Ha un ritornello molto coinvolgente e immediato.
DM: Ha un ritornello decisamente orecchiabile, accattivante. È una delle canzoni che può piacere di primo acchito. La canzone è basata sui racconti giovanili di Finn Mac Cool, abbiamo preso spunto dai romanzi di Morgan Llwelyn, che narra in versione romanzata delle leggende sia irlandesi che scozzesi. In particolare nella canzone viene narrato un episodio della gioventù di Finn Mac Cool nel quale, con la sua compagnia, incrocia un cervo bellissimo. Finn ferma un uomo che si appresta a dare la caccia alla bestia, dicendo più o meno “quell’animale è talmente bello che sicuramente la natura gli ha disposto un fine superiore che riempire la tua stupida pancia”.
Noi non volevamo dare un significato a Finn Mac Cool in particolare, ma piuttosto evidenziare lo spirito celta di legame della natura e di trascendentalità degli eventi. Legame inimitato nella storia, perché solo i celti erano così legati alla natura e l’apprezzavano così tanto.
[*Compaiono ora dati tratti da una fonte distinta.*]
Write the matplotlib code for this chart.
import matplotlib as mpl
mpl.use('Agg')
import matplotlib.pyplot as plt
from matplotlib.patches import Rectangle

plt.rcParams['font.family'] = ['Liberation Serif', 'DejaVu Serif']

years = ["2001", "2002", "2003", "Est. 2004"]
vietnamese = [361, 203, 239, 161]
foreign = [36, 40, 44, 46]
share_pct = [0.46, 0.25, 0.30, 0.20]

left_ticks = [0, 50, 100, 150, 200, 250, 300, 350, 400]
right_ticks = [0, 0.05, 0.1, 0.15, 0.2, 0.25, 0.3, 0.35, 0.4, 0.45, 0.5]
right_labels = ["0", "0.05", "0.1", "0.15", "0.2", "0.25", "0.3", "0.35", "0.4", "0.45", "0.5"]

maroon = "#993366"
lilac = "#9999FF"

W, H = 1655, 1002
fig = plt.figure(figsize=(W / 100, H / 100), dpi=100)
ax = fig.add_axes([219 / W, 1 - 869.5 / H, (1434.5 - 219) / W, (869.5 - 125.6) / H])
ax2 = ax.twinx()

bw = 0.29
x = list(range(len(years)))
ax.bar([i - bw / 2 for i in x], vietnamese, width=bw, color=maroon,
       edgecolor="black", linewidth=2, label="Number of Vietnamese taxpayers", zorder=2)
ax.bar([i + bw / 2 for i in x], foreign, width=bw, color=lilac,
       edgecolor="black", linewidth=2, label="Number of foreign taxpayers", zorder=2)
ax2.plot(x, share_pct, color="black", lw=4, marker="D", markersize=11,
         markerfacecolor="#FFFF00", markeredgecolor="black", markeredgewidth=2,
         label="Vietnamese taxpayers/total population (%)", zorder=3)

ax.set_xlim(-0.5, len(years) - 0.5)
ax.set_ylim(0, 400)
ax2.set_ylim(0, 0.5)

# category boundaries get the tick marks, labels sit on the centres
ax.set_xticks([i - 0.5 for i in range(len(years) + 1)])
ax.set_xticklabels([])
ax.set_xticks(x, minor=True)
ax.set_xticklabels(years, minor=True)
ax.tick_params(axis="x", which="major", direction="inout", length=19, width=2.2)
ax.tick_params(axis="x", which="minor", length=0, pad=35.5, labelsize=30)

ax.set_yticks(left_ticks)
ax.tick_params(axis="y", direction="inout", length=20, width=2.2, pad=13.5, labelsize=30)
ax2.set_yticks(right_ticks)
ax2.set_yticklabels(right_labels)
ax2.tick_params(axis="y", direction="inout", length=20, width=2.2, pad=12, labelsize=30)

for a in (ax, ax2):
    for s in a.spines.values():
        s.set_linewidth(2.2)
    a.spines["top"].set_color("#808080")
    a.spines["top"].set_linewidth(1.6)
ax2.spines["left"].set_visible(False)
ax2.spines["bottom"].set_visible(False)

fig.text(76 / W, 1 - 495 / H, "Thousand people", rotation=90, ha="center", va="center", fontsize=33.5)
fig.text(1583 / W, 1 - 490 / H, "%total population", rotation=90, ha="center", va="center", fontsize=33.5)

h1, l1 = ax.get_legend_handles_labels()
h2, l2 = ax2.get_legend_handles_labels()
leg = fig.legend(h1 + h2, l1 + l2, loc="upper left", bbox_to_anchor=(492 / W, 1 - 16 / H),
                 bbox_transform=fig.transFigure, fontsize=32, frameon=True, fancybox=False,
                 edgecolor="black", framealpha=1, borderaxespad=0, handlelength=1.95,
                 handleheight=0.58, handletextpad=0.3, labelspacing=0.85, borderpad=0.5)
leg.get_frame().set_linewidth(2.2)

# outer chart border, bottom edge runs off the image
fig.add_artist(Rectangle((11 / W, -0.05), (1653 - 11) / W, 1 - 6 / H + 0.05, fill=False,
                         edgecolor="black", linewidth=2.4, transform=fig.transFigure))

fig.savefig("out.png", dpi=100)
TF: Secondo me i compagni di Finn Mac Cool avrebbero mangiato il cervo! Haha! È proprio lui che ammira questo cervo in particolare, e siccome in quel momento il capo è lui, gli altri a malincuore devono arrendersi.

Mi ricorda i pellerossa d’America, forse siamo troppo eurocentrici.
DM: C’erano delle differenze, i celti erano guerrieri orgogliosi del proprio habitat, della natura in cui vivevano e ne ricercavano il valore attraverso la sapienza. Mentre i pellerossa, alle volte, arrivavano al compromesso con la natura attraverso delle droghe. Per esempio, puoi vedere “L’uomo chiamato cavallo”. Essendo comunque che l’indiano d’America non ha avuto modo di lasciare rituali e pratiche scritte, abbiamo maggiori documentazioni riguardo i celti, documenti che vengono dalle popolazioni vicine. Questa è la motivazione principale per cui non parliamo d’indiani: non li conosciamo e nessuno può dire di conoscerli bene attraverso le loro testimonianze, e che non mi vengano a dire che esistono dei documenti, perché lo sterminio nei loro confronti è stato così totale che tutto ciò che abbiamo a riguardo è quasi sicuramente di origine americo/occidentale.
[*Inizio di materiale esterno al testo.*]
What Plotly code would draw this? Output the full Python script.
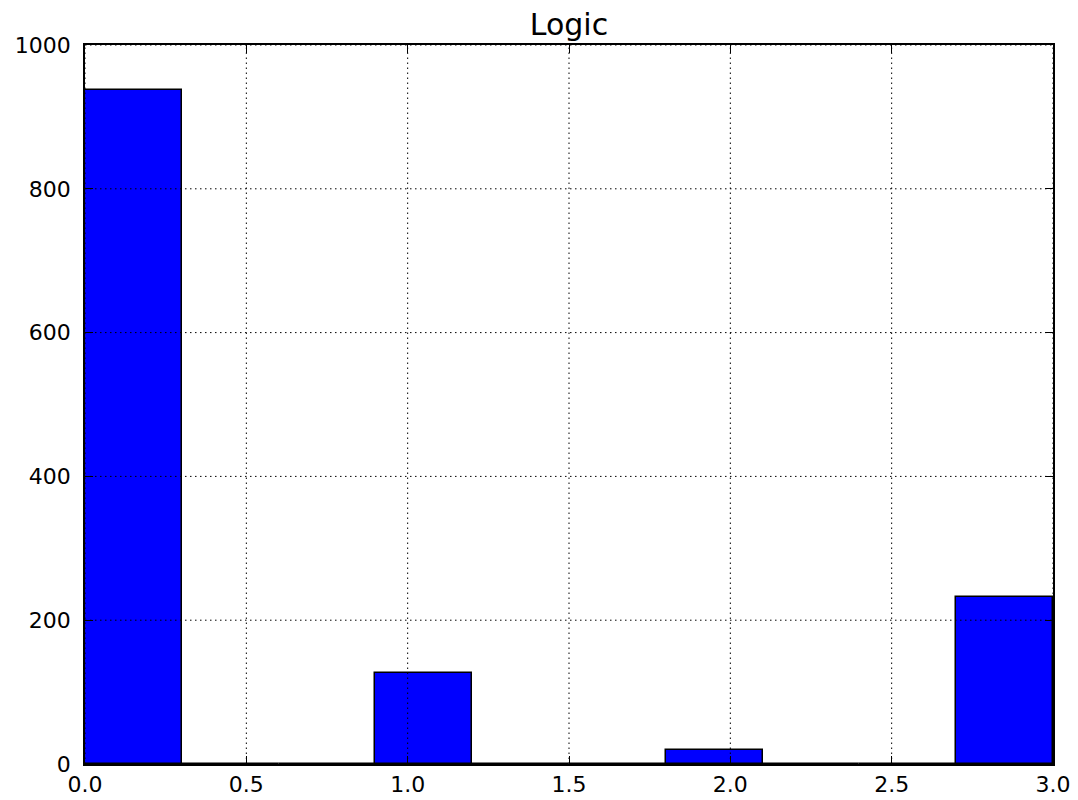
import plotly.graph_objects as go

# Histogram of "Logic" values: 10 equal bins over [0, 3]
bin_edges = [0.0, 0.3, 0.6, 0.9, 1.2, 1.5, 1.8, 2.1, 2.4, 2.7, 3.0]
counts = [937, 0, 0, 126, 0, 0, 20, 0, 0, 232]
x_ticks = [0.0, 0.5, 1.0, 1.5, 2.0, 2.5, 3.0]
x_tick_labels = ["0.0", "0.5", "1.0", "1.5", "2.0", "2.5", "3.0"]
y_ticks = [0, 200, 400, 600, 800, 1000]
y_tick_labels = ["0", "200", "400", "600", "800", "1000"]

centers = [(a + b) / 2 for a, b in zip(bin_edges[:-1], bin_edges[1:])]
widths = [b - a for a, b in zip(bin_edges[:-1], bin_edges[1:])]

fig = go.Figure(
    go.Bar(
        x=centers,
        y=counts,
        width=widths,
        marker=dict(color="#0000FF", line=dict(color="black", width=1.5)),
        showlegend=False,
    )
)

# Dotted grid drawn on top of the bars
grid_line = dict(color="black", width=1, dash="1.5px,3.5px")
shapes = []
for xv in x_ticks:
    shapes.append(dict(type="line", xref="x", yref="paper", x0=xv, x1=xv, y0=0, y1=1,
                       line=grid_line, layer="above"))
for yv in y_ticks:
    shapes.append(dict(type="line", xref="paper", yref="y", x0=0, x1=1, y0=yv, y1=yv,
                       line=grid_line, layer="above"))

font = "DejaVu Sans, Bitstream Vera Sans, sans-serif"
axis_common = dict(
    ticks="inside",
    ticklen=8,
    tickwidth=1,
    tickcolor="black",
    showline=True,
    linecolor="black",
    linewidth=1.8,
    mirror="ticks",
    showgrid=False,
    zeroline=False,
    layer="above traces",
    automargin=False,
    tickfont=dict(family=font, size=22, color="black"),
)

fig.update_layout(
    width=1078,
    height=800,
    margin=dict(l=85, r=25, t=45, b=36),
    paper_bgcolor="white",
    plot_bgcolor="white",
    bargap=0,
    shapes=shapes,
    title=dict(text="Logic", xref="paper", x=0.5, xanchor="center",
               yref="container", y=1 - 24 / 800, yanchor="middle",
               font=dict(family=font, size=30, color="black")),
    font=dict(family=font, size=22, color="black"),
    xaxis=dict(range=[0, 3], tickvals=x_ticks, ticktext=x_tick_labels,
               ticklabelstandoff=0, **axis_common),
    yaxis=dict(range=[0, 1000], tickvals=y_ticks, ticktext=y_tick_labels,
               ticklabelstandoff=8, **axis_common),
)

fig.write_html("out.html")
La tipica domanda banale da intervista, il vostro pezzo preferito?
TF: the youth of finn mac cool.
DM: ne ho due a pari merito, la prima e l’ultimo del disco. La prima, “Shores Of Vinland” perché la trovo estremamente accorata, sentimentale. Trovo che sia stata strutturata dal gruppo in maniera geniale e non ho paura di dirlo. Il fatto stesso che sia l’unica canzone senza un assolo, fa capire quanta importanza sia stata data alla melodia e alla musica di questa canzone, che riteniamo uno dei capisaldi dell’album. E della carriera intera, a questo punto.
“Resound The Horn: Odin’s Hail” è un po’ incarnante quello che è lo spirito dei Doomsword, cioè la tragedia, la morte, il fine di tutto visto non solo come evento tragico, ma visto come evento glorioso, evento di passaggio. Un po’ come se noi volessimo celebrare tutti coloro che hanno difeso i propri ideali in maniera eroica. Primi tra tutti, i vichinghi contro i cristiani, perché il testo parla proprio di questo. Penso la frase finale sia una delle più belle in assoluto “questo è il giorno per cui sono nato”, ed è il giorno della sua morte.
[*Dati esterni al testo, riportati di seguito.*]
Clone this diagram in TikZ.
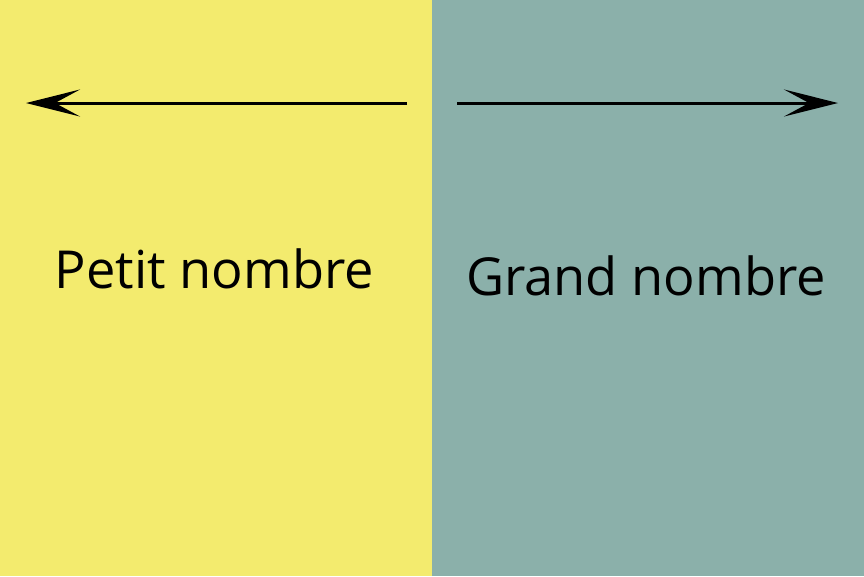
\documentclass[tikz,border=0pt]{standalone}
\usepackage{fontspec}
\setmainfont{Open Sans}
\usepackage{tikz}
\usetikzlibrary{arrows.meta,positioning}

\definecolor{petitjaune}{RGB}{243,235,110}
\definecolor{grandvert}{RGB}{139,176,170}

\begin{document}
\begin{tikzpicture}[
  sens/.style={line width=0.85pt, -{Stealth[length=0.54cm, width=0.27cm, inset=0.25cm]}},
  mot/.style={font=\fontsize{14.9}{17}\selectfont, anchor=base, inner sep=0pt},
]
\useasboundingbox (0,0) rectangle (8.64,5.76);

% --- two halves ---
\fill[petitjaune] (0,0) rectangle (4.32,5.76);
\fill[grandvert] (4.32,0) rectangle (8.64,5.76);

% --- arrows ---
\coordinate (gdeb) at (4.07,4.73);
\coordinate (gfin) at (0.26,4.73);
\coordinate (ddeb) at (4.57,4.73);
\coordinate (dfin) at (8.38,4.73);
\draw[sens] (gdeb) -- (gfin);
\draw[sens] (ddeb) -- (dfin);

% --- labels ---
\node[mot] (petit) at (2.145,2.88) {Petit nombre};
\node[mot] (grand) at (6.46,2.81) {Grand nombre};

\end{tikzpicture}
\end{document}
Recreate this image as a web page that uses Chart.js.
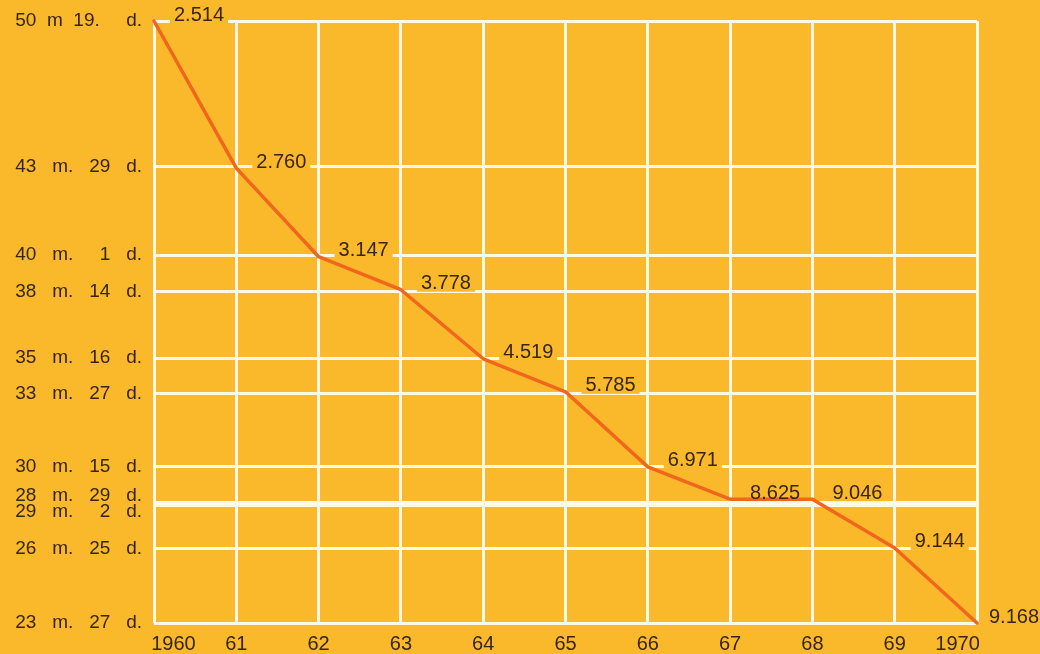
<!DOCTYPE html>
<html>
<head>
<meta charset="utf-8">
<title>Trajanje</title>
<script src="https://cdn.jsdelivr.net/npm/chart.js@4.4.1/dist/chart.umd.min.js"></script>
<style>
    html, body { margin: 0; padding: 0; background: #FAB82B; }
    #wrap { width: 1040px; height: 654px; }
</style>
</head>
<body>
<div id="wrap"><canvas id="grafico"></canvas></div>
<script>
// years on the x axis
const years = ['1960', '61', '62', '63', '64', '65', '66', '67', '68', '69', '1970'];
// duration per year, in days on the chart's (hand drawn) scale
const durationDays = [1519, 1323, 1205, 1161, 1069, 1025, 925, 882, 882, 817, 717];
// numbers written next to each point
const counts = ['2.514', '2.760', '3.147', '3.778', '4.519', '5.785', '6.971', '8.625', '9.046', '9.144', '9.168'];
// y ticks: where each duration label sits on the same day scale
const tickDays = [1519, 1325, 1207, 1158, 1070, 1023, 925, 878, 874, 816, 717];
const tickLabels = [
    '50  m  19.     d.',
    '43   m.   29   d.',
    '40   m.     1   d.',
    '38   m.   14   d.',
    '35   m.   16   d.',
    '33   m.   27   d.',
    '30   m.   15   d.',
    '28   m.   29   d.',
    '29   m.     2   d.',
    '26   m.   25   d.',
    '23   m.   27   d.'
];

const BG = '#FAB82B';
const GRID = '#FFF9E6';
const INK = '#36250F';
const LINE = '#F0661C';
const LABEL_FONT = '20px "Liberation Sans", Arial, sans-serif';

// where a count label goes: right of its point, kept inside the canvas
function labelX(chart, ctx, pt, text) {
    const w = ctx.measureText(text).width;
    return Math.min(pt.x + 20, chart.width - w - 1);
}

const countLabels = {
    id: 'countLabels',
    beforeDatasetsDraw(chart) {
        const ctx = chart.ctx;
        const meta = chart.getDatasetMeta(0);
        ctx.save();
        ctx.font = LABEL_FONT;
        ctx.fillStyle = BG;
        meta.data.forEach((pt, i) => {
            const w = ctx.measureText(counts[i]).width;
            const x = labelX(chart, ctx, pt, counts[i]);
            ctx.fillRect(x - 4, pt.y - 14, w + 8, 16);
        });
        ctx.restore();
    },
    afterDatasetsDraw(chart) {
        const ctx = chart.ctx;
        const meta = chart.getDatasetMeta(0);
        ctx.save();
        ctx.font = LABEL_FONT;
        ctx.fillStyle = INK;
        ctx.textAlign = 'left';
        ctx.textBaseline = 'middle';
        meta.data.forEach((pt, i) => {
            ctx.fillText(counts[i], labelX(chart, ctx, pt, counts[i]), pt.y - 6);
        });
        ctx.restore();
    }
};

const ctx = document.getElementById('grafico').getContext('2d');
new Chart(ctx, {
    type: 'line',
    data: {
        labels: years,
        datasets: [{
            data: durationDays,
            borderColor: LINE,
            borderWidth: 3.5,
            borderJoinStyle: 'round',
            borderCapStyle: 'round',
            pointRadius: 0,
            tension: 0,
            clip: false
        }]
    },
    options: {
        responsive: true,
        maintainAspectRatio: false,
        animation: false,
        layout: {
            padding: { top: 21, right: 63, left: 0, bottom: 0 }
        },
        plugins: {
            legend: { display: false },
            tooltip: { enabled: false }
        },
        scales: {
            x: {
                offset: false,
                grid: { color: GRID, lineWidth: 3, drawTicks: false },
                border: { display: false },
                afterFit: function(scale) { scale.height = 31; },
                ticks: {
                    color: INK,
                    padding: 9,
                    maxRotation: 0,
                    autoSkip: false,
                    font: { family: '"Liberation Sans", Arial, sans-serif', size: 20 },
                    callback: function(value, index) {
                        const label = years[index];
                        if (index === 0) return '       ' + label;
                        if (index === years.length - 1) return label + '       ';
                        return label;
                    }
                }
            },
            y: {
                min: 717,
                max: 1519,
                grid: { color: GRID, lineWidth: 3, drawTicks: false },
                border: { display: false },
                afterFit: function(scale) { scale.width = 154; },
                afterBuildTicks: function(scale) {
                    scale.ticks = tickDays.map(v => ({ value: v }));
                },
                ticks: {
                    color: INK,
                    padding: 12,
                    autoSkip: false,
                    font: { family: '"Liberation Sans", Arial, sans-serif', size: 19, lineHeight: 0.7 },
                    callback: function(value) {
                        const i = tickDays.indexOf(value);
                        const label = tickLabels[i];
                        // the two nearly equal ticks: push one label up, the other down
                        if (i === 7) return [label, ''];
                        if (i === 8) return ['', label];
                        return label;
                    }
                }
            }
        }
    },
    plugins: [countLabels]
});
</script>
</body>
</html>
Ho notato che i testi del booklet sono impaginati come racconti, non come col solito sistema strofa – bridge – chorus – solo. Scelta ricercata?
DM: Sul primo album queste notazioni sono apparse per necessità di layout. Stavolta abbiamo un racconto, una cosa che possa sembrare un poema medievale, scritto su una pergamena. Tra l’altro con tanto di errori di battitura dei copisti…

Consigliate ai nostri lettori un po’ di fonti biografiche per approfondire i temi trattati nel disco.
TF: io consiglio un saggio, “I vichinghi” di Peter Brondstet. Poi l’Edda di Snorri Sturluson.
DM: nel nostro disco vengono citati episodi dalla “Vinland Saga” e parecchi riferimenti derivano dalla storia medievale in generale.
Una delle due canzoni sui celti è ispirata alla loro idea di esercito e guerra, informazioni che ogni può ricavare dal testo storico sui celti che più gli aggrada, la seconda canzone sui celti è come abbiamo detto ispirata alle leggende scozzesi e irlandesi su Finn Mac Cool, o Fionn Mac Cumhail che dir si voglia.

Grazie ai Doomsword per il tempo dedicatoci, per la simpatia e per la disponibilità. E soprattutto grazie per lo splendido album, se ancora non l’avete correte a comprarlo!